Exercise details => Leave out the pictures, then reproduce the rest of the material exactly.

Collected material =>
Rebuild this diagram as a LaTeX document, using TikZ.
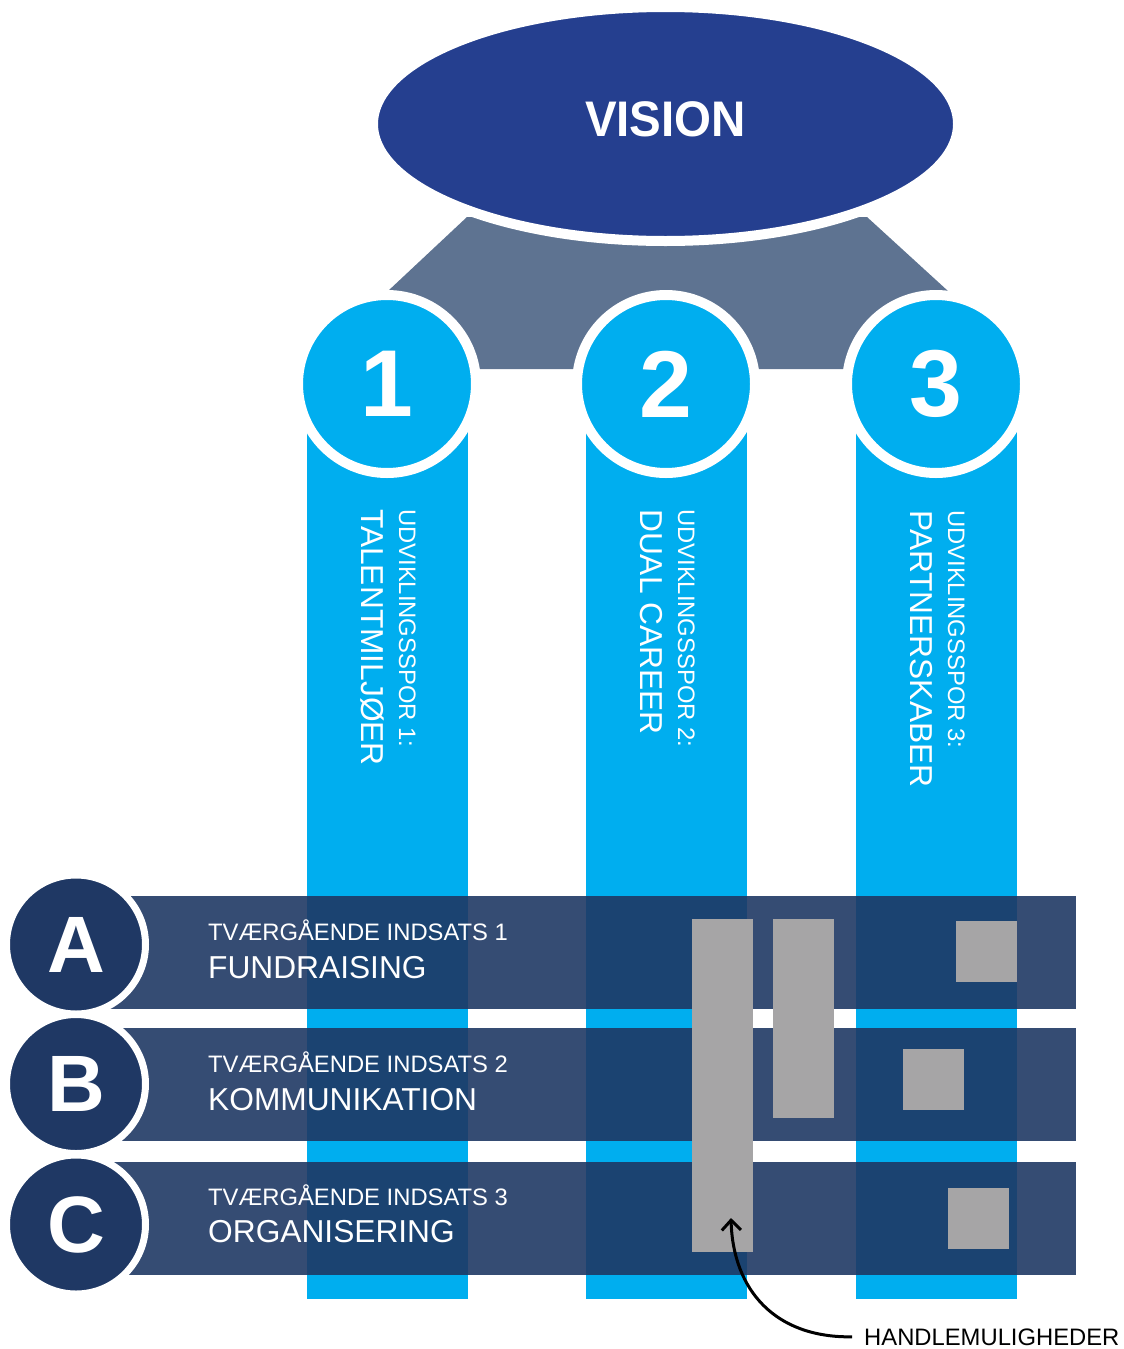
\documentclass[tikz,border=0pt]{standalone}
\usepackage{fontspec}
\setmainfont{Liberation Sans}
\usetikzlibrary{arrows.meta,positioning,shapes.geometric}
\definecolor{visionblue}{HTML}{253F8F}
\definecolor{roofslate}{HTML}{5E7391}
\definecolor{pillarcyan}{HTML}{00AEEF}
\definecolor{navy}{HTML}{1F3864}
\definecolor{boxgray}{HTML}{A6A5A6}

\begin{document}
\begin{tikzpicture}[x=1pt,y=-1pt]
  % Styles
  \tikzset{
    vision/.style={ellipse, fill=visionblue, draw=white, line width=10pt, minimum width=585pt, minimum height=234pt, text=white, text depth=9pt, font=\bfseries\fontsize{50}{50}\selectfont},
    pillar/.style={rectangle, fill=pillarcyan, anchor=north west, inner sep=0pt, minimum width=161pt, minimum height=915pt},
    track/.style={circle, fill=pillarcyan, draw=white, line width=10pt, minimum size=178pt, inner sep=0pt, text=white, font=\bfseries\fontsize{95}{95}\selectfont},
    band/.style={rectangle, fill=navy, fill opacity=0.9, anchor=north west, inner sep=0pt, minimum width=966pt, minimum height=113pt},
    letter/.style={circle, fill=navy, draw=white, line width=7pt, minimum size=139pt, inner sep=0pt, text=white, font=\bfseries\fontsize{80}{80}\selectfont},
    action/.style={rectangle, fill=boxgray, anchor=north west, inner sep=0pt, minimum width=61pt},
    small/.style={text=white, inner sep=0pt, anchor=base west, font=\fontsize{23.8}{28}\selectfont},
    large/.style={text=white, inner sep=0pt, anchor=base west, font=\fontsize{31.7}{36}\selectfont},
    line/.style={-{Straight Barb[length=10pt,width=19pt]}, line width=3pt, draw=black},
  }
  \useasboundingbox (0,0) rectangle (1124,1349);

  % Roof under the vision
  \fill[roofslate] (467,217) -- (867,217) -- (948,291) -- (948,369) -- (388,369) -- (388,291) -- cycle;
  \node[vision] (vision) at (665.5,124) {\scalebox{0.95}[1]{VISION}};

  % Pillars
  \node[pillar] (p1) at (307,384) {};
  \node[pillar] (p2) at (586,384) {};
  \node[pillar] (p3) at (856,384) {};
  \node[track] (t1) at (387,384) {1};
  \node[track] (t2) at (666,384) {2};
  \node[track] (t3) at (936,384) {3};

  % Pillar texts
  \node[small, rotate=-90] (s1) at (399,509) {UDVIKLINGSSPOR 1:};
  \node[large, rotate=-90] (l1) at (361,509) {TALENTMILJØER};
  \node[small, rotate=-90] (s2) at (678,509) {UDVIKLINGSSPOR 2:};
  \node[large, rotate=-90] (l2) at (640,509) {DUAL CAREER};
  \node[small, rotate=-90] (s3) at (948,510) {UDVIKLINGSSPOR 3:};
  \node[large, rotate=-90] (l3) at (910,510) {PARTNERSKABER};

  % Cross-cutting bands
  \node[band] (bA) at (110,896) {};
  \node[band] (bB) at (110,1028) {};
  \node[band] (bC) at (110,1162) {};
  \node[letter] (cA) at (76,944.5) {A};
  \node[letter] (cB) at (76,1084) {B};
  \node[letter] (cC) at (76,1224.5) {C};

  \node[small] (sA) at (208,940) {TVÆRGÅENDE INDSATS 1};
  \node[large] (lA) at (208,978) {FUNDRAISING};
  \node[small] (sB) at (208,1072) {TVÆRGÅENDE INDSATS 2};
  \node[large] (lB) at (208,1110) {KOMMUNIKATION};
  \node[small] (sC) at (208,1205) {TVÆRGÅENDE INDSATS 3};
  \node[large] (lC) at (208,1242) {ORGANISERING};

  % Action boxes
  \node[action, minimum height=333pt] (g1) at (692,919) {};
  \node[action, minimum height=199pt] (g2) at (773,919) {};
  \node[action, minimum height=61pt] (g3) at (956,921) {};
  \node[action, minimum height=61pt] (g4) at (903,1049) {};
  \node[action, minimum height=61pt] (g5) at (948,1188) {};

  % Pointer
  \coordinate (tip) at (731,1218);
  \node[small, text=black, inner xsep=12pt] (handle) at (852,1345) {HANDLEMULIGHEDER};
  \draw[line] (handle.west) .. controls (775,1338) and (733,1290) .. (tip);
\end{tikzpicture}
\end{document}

Answer for the task =>
Rebuild this diagram as a LaTeX document, using TikZ.
\documentclass[tikz,border=0pt]{standalone}
\usepackage{fontspec}
\setmainfont{Liberation Sans}
\usetikzlibrary{arrows.meta,positioning,shapes.geometric}
\definecolor{visionblue}{HTML}{253F8F}
\definecolor{roofslate}{HTML}{5E7391}
\definecolor{pillarcyan}{HTML}{00AEEF}
\definecolor{navy}{HTML}{1F3864}
\definecolor{boxgray}{HTML}{A6A5A6}

\begin{document}
\begin{tikzpicture}[x=1pt,y=-1pt]
  % Styles
  \tikzset{
    vision/.style={ellipse, fill=visionblue, draw=white, line width=10pt, minimum width=585pt, minimum height=234pt, text=white, text depth=9pt, font=\bfseries\fontsize{50}{50}\selectfont},
    pillar/.style={rectangle, fill=pillarcyan, anchor=north west, inner sep=0pt, minimum width=161pt, minimum height=915pt},
    track/.style={circle, fill=pillarcyan, draw=white, line width=10pt, minimum size=178pt, inner sep=0pt, text=white, font=\bfseries\fontsize{95}{95}\selectfont},
    band/.style={rectangle, fill=navy, fill opacity=0.9, anchor=north west, inner sep=0pt, minimum width=966pt, minimum height=113pt},
    letter/.style={circle, fill=navy, draw=white, line width=7pt, minimum size=139pt, inner sep=0pt, text=white, font=\bfseries\fontsize{80}{80}\selectfont},
    action/.style={rectangle, fill=boxgray, anchor=north west, inner sep=0pt, minimum width=61pt},
    small/.style={text=white, inner sep=0pt, anchor=base west, font=\fontsize{23.8}{28}\selectfont},
    large/.style={text=white, inner sep=0pt, anchor=base west, font=\fontsize{31.7}{36}\selectfont},
    line/.style={-{Straight Barb[length=10pt,width=19pt]}, line width=3pt, draw=black},
  }
  \useasboundingbox (0,0) rectangle (1124,1349);

  % Roof under the vision
  \fill[roofslate] (467,217) -- (867,217) -- (948,291) -- (948,369) -- (388,369) -- (388,291) -- cycle;
  \node[vision] (vision) at (665.5,124) {\scalebox{0.95}[1]{VISION}};

  % Pillars
  \node[pillar] (p1) at (307,384) {};
  \node[pillar] (p2) at (586,384) {};
  \node[pillar] (p3) at (856,384) {};
  \node[track] (t1) at (387,384) {1};
  \node[track] (t2) at (666,384) {2};
  \node[track] (t3) at (936,384) {3};

  % Pillar texts
  \node[small, rotate=-90] (s1) at (399,509) {UDVIKLINGSSPOR 1:};
  \node[large, rotate=-90] (l1) at (361,509) {TALENTMILJØER};
  \node[small, rotate=-90] (s2) at (678,509) {UDVIKLINGSSPOR 2:};
  \node[large, rotate=-90] (l2) at (640,509) {DUAL CAREER};
  \node[small, rotate=-90] (s3) at (948,510) {UDVIKLINGSSPOR 3:};
  \node[large, rotate=-90] (l3) at (910,510) {PARTNERSKABER};

  % Cross-cutting bands
  \node[band] (bA) at (110,896) {};
  \node[band] (bB) at (110,1028) {};
  \node[band] (bC) at (110,1162) {};
  \node[letter] (cA) at (76,944.5) {A};
  \node[letter] (cB) at (76,1084) {B};
  \node[letter] (cC) at (76,1224.5) {C};

  \node[small] (sA) at (208,940) {TVÆRGÅENDE INDSATS 1};
  \node[large] (lA) at (208,978) {FUNDRAISING};
  \node[small] (sB) at (208,1072) {TVÆRGÅENDE INDSATS 2};
  \node[large] (lB) at (208,1110) {KOMMUNIKATION};
  \node[small] (sC) at (208,1205) {TVÆRGÅENDE INDSATS 3};
  \node[large] (lC) at (208,1242) {ORGANISERING};

  % Action boxes
  \node[action, minimum height=333pt] (g1) at (692,919) {};
  \node[action, minimum height=199pt] (g2) at (773,919) {};
  \node[action, minimum height=61pt] (g3) at (956,921) {};
  \node[action, minimum height=61pt] (g4) at (903,1049) {};
  \node[action, minimum height=61pt] (g5) at (948,1188) {};

  % Pointer
  \coordinate (tip) at (731,1218);
  \node[small, text=black, inner xsep=12pt] (handle) at (852,1345) {HANDLEMULIGHEDER};
  \draw[line] (handle.west) .. controls (775,1338) and (733,1290) .. (tip);
\end{tikzpicture}
\end{document}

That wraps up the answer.